Il ruolo dei partner, però, va oltre la tecnologia. “Sono loro a portare le competenze verticali che servono ai clienti: nel manifatturiero, nella sanità, nella PA. Il nostro compito è dare strumenti, risorse e un framework metodologico. Ma il valore nasce dall’integrazione: la vera innovazione è collaborativa”, afferma Fanizzi.
Dell Technologies, del resto, continua a investire su servizi di consulenza, formazione e resilienza legati all’AI, per aiutare le aziende a garantire sicurezza dei dati, qualità dei modelli e continuità operativa.
Un Paese in transizione
L’Italia, osserva Fanizzi, si trova in una fase di transizione matura. “Non siamo più al punto zero. Molte aziende hanno già fatto formazione, sperimentato use case, messo in piedi i primi modelli predittivi.
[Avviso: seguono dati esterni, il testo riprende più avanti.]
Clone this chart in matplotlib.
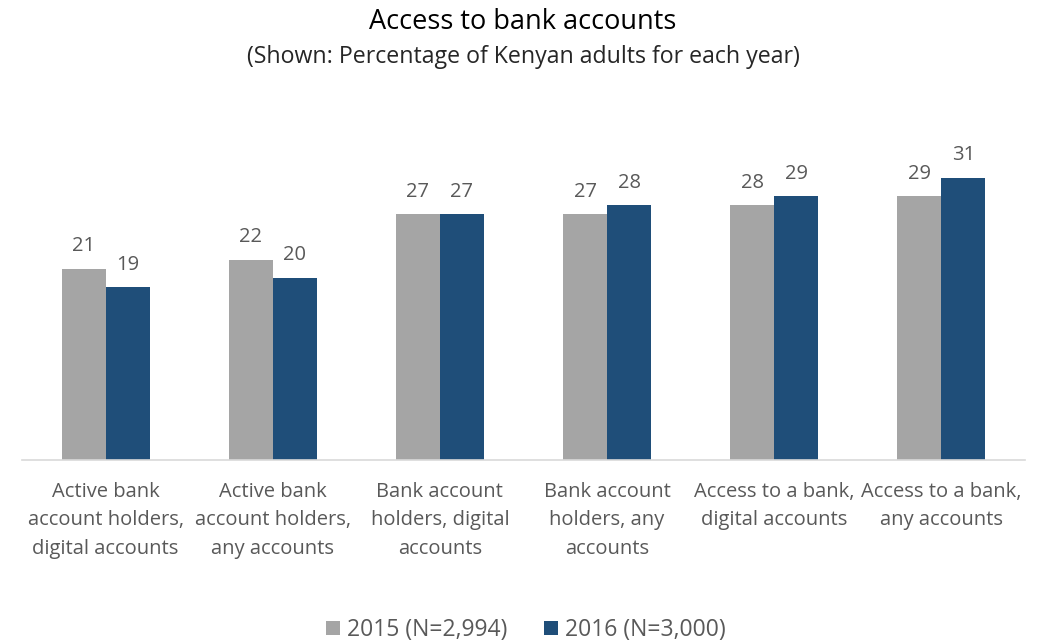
import numpy as np
import matplotlib.pyplot as plt

plt.rcParams['font.family'] = ['Open Sans', 'DejaVu Sans']

categories = [
    'Active bank\naccount holders,\ndigital accounts',
    'Active bank\naccount holders,\nany accounts',
    'Bank account\nholders, digital\naccounts',
    'Bank account\nholders, any\naccounts',
    'Access to a bank,\ndigital accounts',
    'Access to a bank,\nany accounts',
]
values_2015 = [21, 22, 27, 27, 28, 29]
values_2016 = [19, 20, 27, 28, 29, 31]
series_labels = ['2015 (N=2,994)', '2016 (N=3,000)']

GREY = '#A5A5A5'
BLUE = '#1F4E79'
TEXT = '#595959'

fig = plt.figure(figsize=(10.46, 6.42), dpi=100)
ax = fig.add_axes([22 / 1046, 1 - 460 / 642, 1003 / 1046, 318.5 / 642])

x = np.arange(len(categories))
w = 0.263
b1 = ax.bar(x - w / 2, values_2015, w, color=GREY, label=series_labels[0])
b2 = ax.bar(x + w / 2, values_2016, w, color=BLUE, label=series_labels[1])

for bars, vals in ((b1, values_2015), (b2, values_2016)):
    for rect, v in zip(bars, vals):
        ax.annotate(f'{v}', (rect.get_x() + rect.get_width() / 2, v),
                    xytext=(0, 9), textcoords='offset points',
                    ha='center', va='bottom', fontsize=14.5, color=TEXT)

ax.set_xlim(-0.5, len(categories) - 0.5)
ax.set_ylim(0, 35)
ax.set_yticks([])
ax.set_xticks(x)
ax.set_xticklabels(categories, fontsize=14.5, color=TEXT, linespacing=1.55)
ax.tick_params(axis='x', length=0, pad=16)
for side in ('left', 'right', 'top'):
    ax.spines[side].set_visible(False)
ax.spines['bottom'].set_color('#D9D9D9')
ax.spines['bottom'].set_linewidth(1.2)

fig.text(0.5, 1 - 22 / 642, 'Access to bank accounts', ha='center', va='center',
         fontsize=19.5, color='black')
fig.text(0.5, 1 - 57 / 642, '(Shown: Percentage of Kenyan adults for each year)',
         ha='center', va='center', fontsize=16.7, color='#262626')

fig.legend(handles=[b1, b2], labels=series_labels, loc='center',
           bbox_to_anchor=(526 / 1046, 1 - 630 / 642), ncol=2, frameon=False,
           fontsize=16.5, labelcolor=TEXT, handlelength=0.6, handleheight=0.6,
           handletextpad=0.3, columnspacing=1.6)

fig.savefig('out.png', dpi=100)
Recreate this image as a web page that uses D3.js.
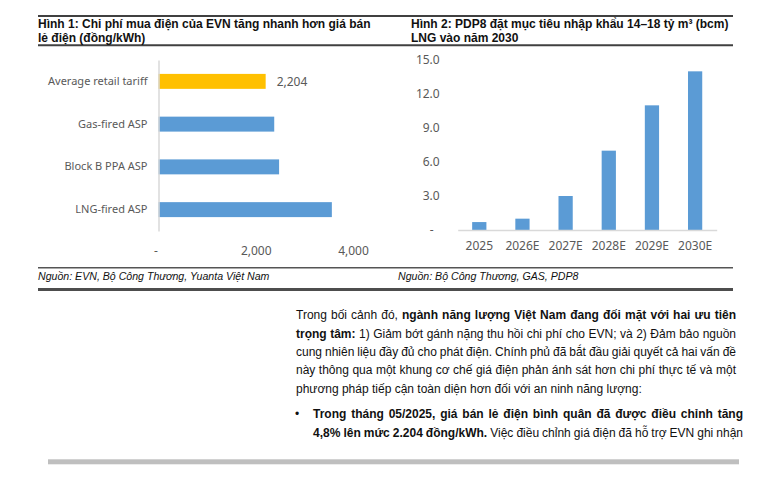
<!DOCTYPE html>
<html>
<head>
<meta charset="utf-8">
<script src="https://cdn.jsdelivr.net/npm/d3@7"></script>
<style>
  body { margin: 0; background: #fff; }
  svg { display: block; }
</style>
</head>
<body>
<svg id="page" width="778" height="487"></svg>
<script>
// Hinh 1 data (dong/kWh)
const costCategories = ["Average retail tariff", "Gas-fired ASP", "Block B PPA ASP", "LNG-fired ASP"];
const costValues = [2204, 2380, 2480, 3565];
const costTicks = [0, 2000, 4000];

// Hinh 2 data (bcm)
const lngYears = ["2025", "2026E", "2027E", "2028E", "2029E", "2030E"];
const lngValues = [0.7, 1.0, 3.0, 7.0, 11.0, 14.0];
const lngTicks = [0, 3, 6, 9, 12, 15];

let svg = d3.select("#page");
let gray = "#595959";
let blue = "#5b9bd5";
let chartFont = "'Noto Sans', 'Open Sans', sans-serif";
let docFont = "'Liberation Sans', Arial, sans-serif";

// frame lines
function hline(y, w, col, x1, x2) {
  svg.append("line").attr("x1", x1 || 38).attr("x2", x2 || 733)
    .attr("y1", y).attr("y2", y)
    .attr("stroke", col).attr("stroke-width", w);
}
hline(16, 2, "#404040");
hline(45.2, 2, "#404040");
hline(267.8, 1.5, "#555");
hline(289.6, 3, "#4d4d4d");

// titles
function title(x, lines) {
  let t = svg.append("text").attr("font-family", docFont).attr("font-weight", "bold")
    .attr("font-size", 12).attr("fill", "#111");
  lines.forEach(function (s, i) {
    t.append("tspan").attr("x", x).attr("y", 28.4 + i * 13.3).text(s);
  });
}
title(38, ["Hình 1: Chi phí mua điện của EVN tăng nhanh hơn giá bán", "lẻ điện (đồng/kWh)"]);
title(411, ["Hình 2: PDP8 đặt mục tiêu nhập khẩu 14–18 tỷ m³ (bcm)", "LNG vào năm 2030"]);

svg.append("text").attr("x", 38).attr("y", 279.5).attr("font-family", docFont)
  .attr("font-style", "italic").attr("font-size", 10.6).attr("fill", "#111")
  .text("Nguồn: EVN, Bộ Công Thương, Yuanta Việt Nam");
svg.append("text").attr("x", 398).attr("y", 279.5).attr("font-family", docFont)
  .attr("font-style", "italic").attr("font-size", 10.6).attr("fill", "#111")
  .text("Nguồn: Bộ Công Thương, GAS, PDP8");

// ---- Hinh 1: horizontal bars ----
let x1 = d3.scaleLinear().domain([0, 4000]).range([158.5, 353]);
let y1 = d3.scaleBand().domain(costCategories).range([60, 231])
  .paddingInner(0.65).paddingOuter(0.325);

let g1 = svg.append("g");
g1.selectAll("rect").data(costCategories).enter().append("rect")
  .attr("x", x1(0))
  .attr("y", function (d) { return y1(d); })
  .attr("height", y1.bandwidth())
  .attr("width", function (d, i) { return x1(costValues[i]) - x1(0); })
  .attr("fill", function (d, i) { return i == 0 ? "#ffc000" : blue; });

let yAxis1 = g1.append("g").attr("transform", "translate(" + x1(0) + ",0)")
  .call(d3.axisLeft(y1).tickSize(0).tickPadding(11));
yAxis1.select(".domain").attr("stroke", "#d9d9d9").attr("stroke-width", 1.5);
yAxis1.selectAll("text").attr("font-family", chartFont).attr("font-size", 11).attr("fill", gray);

let xAxis1 = g1.append("g").attr("transform", "translate(0,243)")
  .call(d3.axisBottom(x1).tickValues(costTicks).tickSize(0)
    .tickFormat(function (d) { return d == 0 ? "-" : d3.format(",")(d); }));
xAxis1.select(".domain").remove();
xAxis1.selectAll("text").attr("font-family", chartFont).attr("font-size", 12).attr("fill", gray)
  .attr("dx", function (d) { return d == 0 ? -3 : 0; });

g1.append("text")
  .attr("x", x1(costValues[0]) + 11)
  .attr("y", y1(costCategories[0]) + y1.bandwidth() / 2)
  .attr("dy", "0.35em")
  .attr("font-family", chartFont).attr("font-size", 12).attr("fill", gray)
  .text(d3.format(",")(costValues[0]));

// ---- Hinh 2: vertical bars ----
let x2 = d3.scaleBand().domain(lngYears).range([457.7, 716.7])
  .paddingInner(0.67).paddingOuter(0.335);
let y2 = d3.scaleLinear().domain([0, 15]).range([230, 60]);

let g2 = svg.append("g");
g2.selectAll("rect").data(lngYears).enter().append("rect")
  .attr("x", function (d) { return x2(d); })
  .attr("width", x2.bandwidth())
  .attr("y", function (d, i) { return y2(lngValues[i]); })
  .attr("height", function (d, i) { return y2(0) - y2(lngValues[i]); })
  .attr("fill", blue);

let xAxis2 = g2.append("g").attr("transform", "translate(0," + y2(0) + ")")
  .call(d3.axisBottom(x2).tickSize(0).tickPadding(11));
xAxis2.select(".domain").attr("stroke", "#d9d9d9").attr("stroke-width", 1.5);
xAxis2.selectAll("text").attr("font-family", chartFont).attr("font-size", 12).attr("fill", gray);

let yAxis2 = g2.append("g").attr("transform", "translate(457.7,0)")
  .call(d3.axisLeft(y2).tickValues(lngTicks).tickSize(0).tickPadding(18)
    .tickFormat(function (d) { return d == 0 ? "-" : d3.format(".1f")(d); }));
yAxis2.select(".domain").remove();
yAxis2.selectAll("text").attr("font-family", chartFont).attr("font-size", 12).attr("fill", gray)
  .attr("dx", function (d) { return d == 0 ? -6 : 0; });

// ---- body text ----
let bodyLines = [
  { x: 296, w: 440, y: 319.3, just: true, parts: [["Trong bối cảnh đó, ", false], ["ngành năng lượng Việt Nam đang đối mặt với hai ưu tiên", true]] },
  { x: 296, w: 440, y: 337.6, just: true, parts: [["trọng tâm:", true], [" 1) Giảm bớt gánh nặng thu hồi chi phí cho EVN; và 2) Đảm bảo nguồn", false]] },
  { x: 296, w: 440, y: 356.0, just: true, parts: [["cung nhiên liệu đầy đủ cho phát điện. Chính phủ đã bắt đầu giải quyết cả hai vấn đề", false]] },
  { x: 296, w: 440, y: 374.3, just: true, parts: [["này thông qua một khung cơ chế giá điện phản ánh sát hơn chi phí thực tế và một", false]] },
  { x: 296, w: 440, y: 392.6, just: false, parts: [["phương pháp tiếp cận toàn diện hơn đối với an ninh năng lượng:", false]] },
  { x: 313, w: 430, y: 418.2, just: true, parts: [["Trong tháng 05/2025, giá bán lẻ điện bình quân đã được điều chỉnh tăng", true]] },
  { x: 313, w: 430, y: 436.5, just: true, parts: [["4,8% lên mức 2.204 đồng/kWh.", true], [" Việc điều chỉnh giá điện đã hỗ trợ EVN ghi nhận", false]] }
];

let body = svg.append("g").attr("font-family", docFont).attr("font-size", 12).attr("fill", "#111");
bodyLines.forEach(function (ln) {
  let t = body.append("text").attr("x", ln.x).attr("y", ln.y);
  ln.parts.forEach(function (p) {
    t.append("tspan").attr("font-weight", p[1] ? "bold" : "normal").text(p[0]);
  });
  if (ln.just) {
    let natural = t.node().getComputedTextLength();
    let spaces = ln.parts.map(function (p) { return p[0]; }).join("").split(" ").length - 1;
    t.attr("word-spacing", (ln.w - natural) / spaces);
  }
});
body.append("text").attr("x", 297).attr("y", 418.2).attr("text-anchor", "middle").text("•");

svg.append("rect").attr("x", 48).attr("y", 459.3).attr("width", 691).attr("height", 5).attr("fill", "#bfbfbf");
</script>
</body>
</html>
Ora serve il passo successivo: portare l’AI in produzione, renderla parte dei processi quotidiani”.
Per riuscirci, il 2026 sarà — secondo Fanizzi — l’anno della pianificazione e dei budget strutturati. “Le resistenze si stanno sciogliendo, cresce la fiducia. Oggi le aziende chiedono di capire come pianificare gli investimenti in modo sostenibile. E questo è un segnale positivo: vuol dire che si sta passando dall’hype all’esecuzione”.
Gli investimenti pubblici e privati previsti per i prossimi anni — tra uno e due miliardi di euro solo per AI e cybersecurity — indicano che il terreno è pronto. Ma la sfida, avverte Fanizzi, sarà tutta nella coerenza dell’esecuzione. “Abbiamo bisogno di continuità, non di picchi. Di processi, non di progetti spot. L’AI può essere la leva che ridisegna la produttività del Paese, ma solo se impariamo a governarla con metodo”.